Astrolabe

Library Tales

There is nothing like a library for making memories.

By Pat Saxton, Director, Turks & Caicos National Museum

My earliest memory of the neighborhood library was from grade school. Founded in 1875, Bayne Park Library was one of the oldest, scariest buildings in the borough of Belleview, Pennsylvania. Getting a library card was a rite of passage and I was proud to be issued one. I loved reading about ancient Egypt and the discoveries of the tombs of the pharaohs. The library was also a meeting place. In the winter, they would freeze part of the four-acre site into an ice skating rink. In the hot summer evenings we would sit around the park, doing things we didn’t want our parents to know about. As I got older I was able to go to the big library in downtown Pittsburgh, but it was not the same. The Andrew Carnegie Library was huge and rather daunting. There was no time to goof off if I wanted to catch the bus back home.

Grand Turk’s Victoria Public Library after the fire in March 2017.

I think everyone has a library tale of their own.
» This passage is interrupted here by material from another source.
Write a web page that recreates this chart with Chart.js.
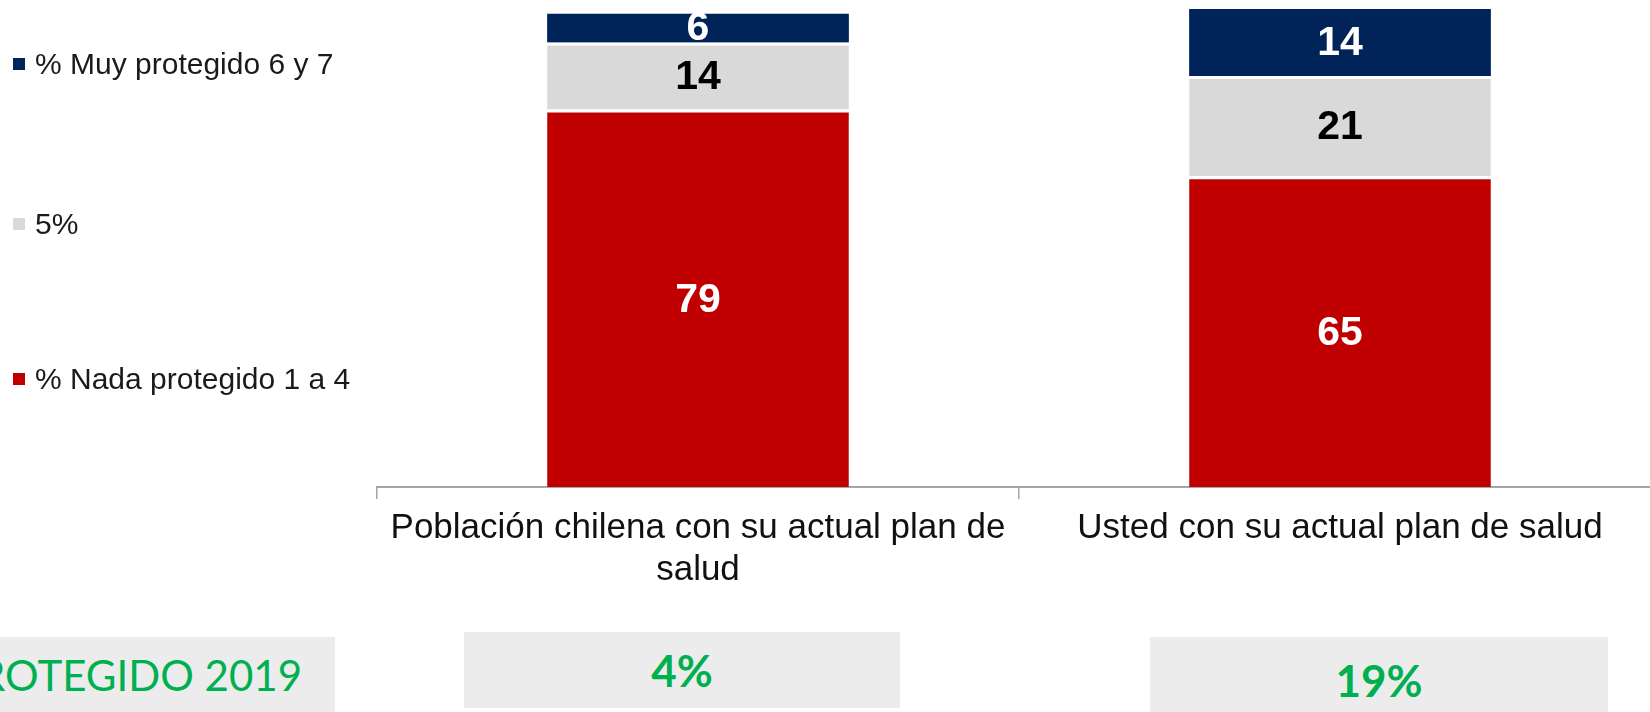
<!DOCTYPE html>
<html>
<head>
<meta charset="utf-8">
<script src="https://cdn.jsdelivr.net/npm/chart.js@4.4.1/dist/chart.umd.min.js"></script>
<style>
  html, body { margin: 0; padding: 0; background: #fff; overflow: hidden; }
  body { width: 1650px; height: 712px; position: relative; }
  #wrap { position: absolute; left: 0; top: 0; width: 1680px; height: 712px; }
  .legend-item { position: absolute; left: 13px; height: 30px; display: flex; align-items: center;
    font: 30px "Liberation Sans", Arial, sans-serif; color: #1a1a1a; white-space: nowrap; }
  .legend-item .sw { width: 12px; height: 12px; margin-right: 10px; }
  .box { position: absolute; background: #ececec; color: #00b050; display: flex; align-items: center;
    justify-content: center; font-family: Lato, "Open Sans", sans-serif; white-space: nowrap; box-sizing: border-box; }
</style>
</head>
<body>
<div id="wrap"><canvas id="chart"></canvas></div>
<div id="legend"></div>
<div id="boxes"></div>
<script>
// categories and series
const categories = [['Población chilena con su actual plan de', 'salud'], 'Usted con su actual plan de salud'];
const seriesNames = ['% Nada protegido 1 a 4', '5%', '% Muy protegido 6 y 7'];
const nadaProtegido = [79, 65];
const cinco = [14, 21];
const muyProtegido = [6, 14];

// figures shown in the grey boxes under the chart
const protegidoTitle = 'PROTEGIDO 2019';
const protegido2019 = ['4%', '19%'];

const colors = ['#c00000', '#d9d9d9', '#00245a'];
const labelColors = ['#ffffff', '#000000', '#ffffff'];
const FONT = '"Liberation Sans", Arial, sans-serif';

const segmentLabels = {
  id: 'segmentLabels',
  afterDatasetsDraw(chart) {
    const ctx = chart.ctx;
    ctx.save();
    ctx.font = 'bold 41px ' + FONT;
    ctx.textAlign = 'center';
    ctx.textBaseline = 'middle';
    chart.data.datasets.forEach((ds, i) => {
      const meta = chart.getDatasetMeta(i);
      meta.data.forEach((bar, j) => {
        const { x, y, base } = bar.getProps(['x', 'y', 'base'], true);
        const shift = i < 2 ? 2 : 1;
        ctx.fillStyle = labelColors[i];
        ctx.fillText(ds.data[j], x, (y + base) / 2 + shift);
      });
    });
    ctx.restore();
  }
};

const datasets = [nadaProtegido, cinco, muyProtegido].map((values, i) => ({
  label: seriesNames[i],
  data: values,
  backgroundColor: colors[i],
  borderColor: '#ffffff',
  borderWidth: i < 2 ? { top: 3, left: 0, right: 0, bottom: 0 } : 0,
  borderSkipped: false,
  categoryPercentage: 1,
  barPercentage: 0.47
}));

new Chart(document.getElementById('chart'), {
  type: 'bar',
  data: { labels: categories, datasets },
  options: {
    responsive: true,
    maintainAspectRatio: false,
    animation: false,
    layout: { padding: { left: 377, right: 19, top: 9, bottom: 113 } },
    plugins: { legend: { display: false }, tooltip: { enabled: false } },
    scales: {
      x: {
        stacked: true,
        offset: true,
        grid: { display: true, drawOnChartArea: false, drawTicks: true, tickLength: 12, color: '#a6a6a6', lineWidth: 1.5 },
        border: { display: true, color: '#a6a6a6', width: 2 },
        ticks: { color: '#111', padding: 8, maxRotation: 0, autoSkip: false,
          font: { family: FONT, size: 35, lineHeight: 1.2 } }
      },
      y: { stacked: true, display: false, min: 0, max: 100 }
    }
  },
  plugins: [segmentLabels]
});

// legend, top to bottom in reverse series order
const legendTops = [364, 209, 49];
const legend = document.getElementById('legend');
seriesNames.forEach((name, i) => {
  const item = document.createElement('div');
  item.className = 'legend-item';
  item.style.top = legendTops[i] + 'px';
  item.innerHTML = '<span class="sw" style="background:' + colors[i] + '"></span>' + name;
  legend.appendChild(item);
});

// grey boxes
const boxes = document.getElementById('boxes');
const title = document.createElement('div');
title.className = 'box';
Object.assign(title.style, { left: '-60px', top: '637px', width: '395px', height: '75px', fontSize: '42px',
  justifyContent: 'flex-end', paddingRight: '33px' });
title.textContent = protegidoTitle;
boxes.appendChild(title);
const boxGeom = [[464, 632, 436, 76, 0], [1150, 637, 458, 75, 10]];
protegido2019.forEach((txt, i) => {
  const b = document.createElement('div');
  b.className = 'box';
  const [l, t, w, h, pt] = boxGeom[i];
  Object.assign(b.style, { left: l + 'px', top: t + 'px', width: w + 'px', height: h + 'px',
    fontSize: '44px', fontWeight: 'bold', paddingTop: pt + 'px' });
  b.textContent = txt;
  boxes.appendChild(b);
});
</script>
</body>
</html>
After the Victoria Public Library in Grand Turk burned down in March 2017, everyone I spoke to—from the police officer at the scene in the early morning hours to the Museum’s own staff—had stories. I could see in their eyes and hear in their voices that this place meant something to them. More than I expected. Everyone mentioned how it was a meeting place where parents could send their kids and know they were safe. Where you did your homework, looking up answers to questions about faraway places—no instant gratification like Google in the “old days”! Students had to hope their classmates hadn’t run to the Library before them and were already looking things up in the reference books or Gazette. Reverend Clair Robinson said, “It opened a whole wide world to me.”
Although I visited the Library only a few times in the 20 years I have lived on Grand Turk, I always appreciate what it represented: respect for the ability to read, knowledge, learning and a physical embodiment of an important period in the history of these Islands. At a more visceral level, it was a keystone anchoring and preserving the 19th century character of Front Street, even as so many of our majestic old buildings were being lost. Now it, too, is gone.
TCNM staff member Fred Glinton recalls, “My memory of the Victoria Public Library as a youth growing up in Grand Turk is having to spend a few hours on the weekends researching the many books for my school homework, or just going there for the pleasure of reading and meeting up with my island friends, having discussions about what we intended on doing after leaving high school. We could check out the latest news in the local Gazette (newspaper) or read our favorite comic books and view local artifacts. It was a pleasant spot to re-group and have conversations in a most friendly atmosphere. It is a tragic loss that this historic spot is not with us anymore but I am optimistic that it will be rebuilt.”
TCNM staff member Ivy Basden says, “During my Primary and High School days my schoolmates and I used to go to the Library to do our homework. The subjects that we had to find answers for mostly were History, Geography and general knowledge. I also borrowed books from the Library to read on a weekly basis. There was also a showcase there with a glass top that displayed artifacts that were found around Grand Turk and the family Islands.
As the most comprehensive repository of the history and culture of the Turks & Caicos Islands, the Museum was bombarded with inquiries regarding the Library after the fire. We immediately looked through our files to see what, if anything, we had pertaining to its founding, purpose, design and construction. That is when I opened an archival envelope marked “Victoria Library—building costs” and found a set of remarkable documents.
On top of a stack of yellowed, typed legal sheets lay a note written by the Museum’s founder, Mrs. Grethe Seim, dated May 9, 1994 :
The originals, all handwritten, of these documents were at the Victoria Public Library in 1976.
So many items housed in the Library have disappeared. I was concerned that these documents would disappear also. In those days there were no copy machines on Grand Turk, so I had the original documents transcribed on a typewriter.
P.S.: I left the documents in an envelope marked

HISTORICAL DOCUMENT–MUST BE SAVED

This 1901 postcard shows a crowd in front of the Victoria Public Library.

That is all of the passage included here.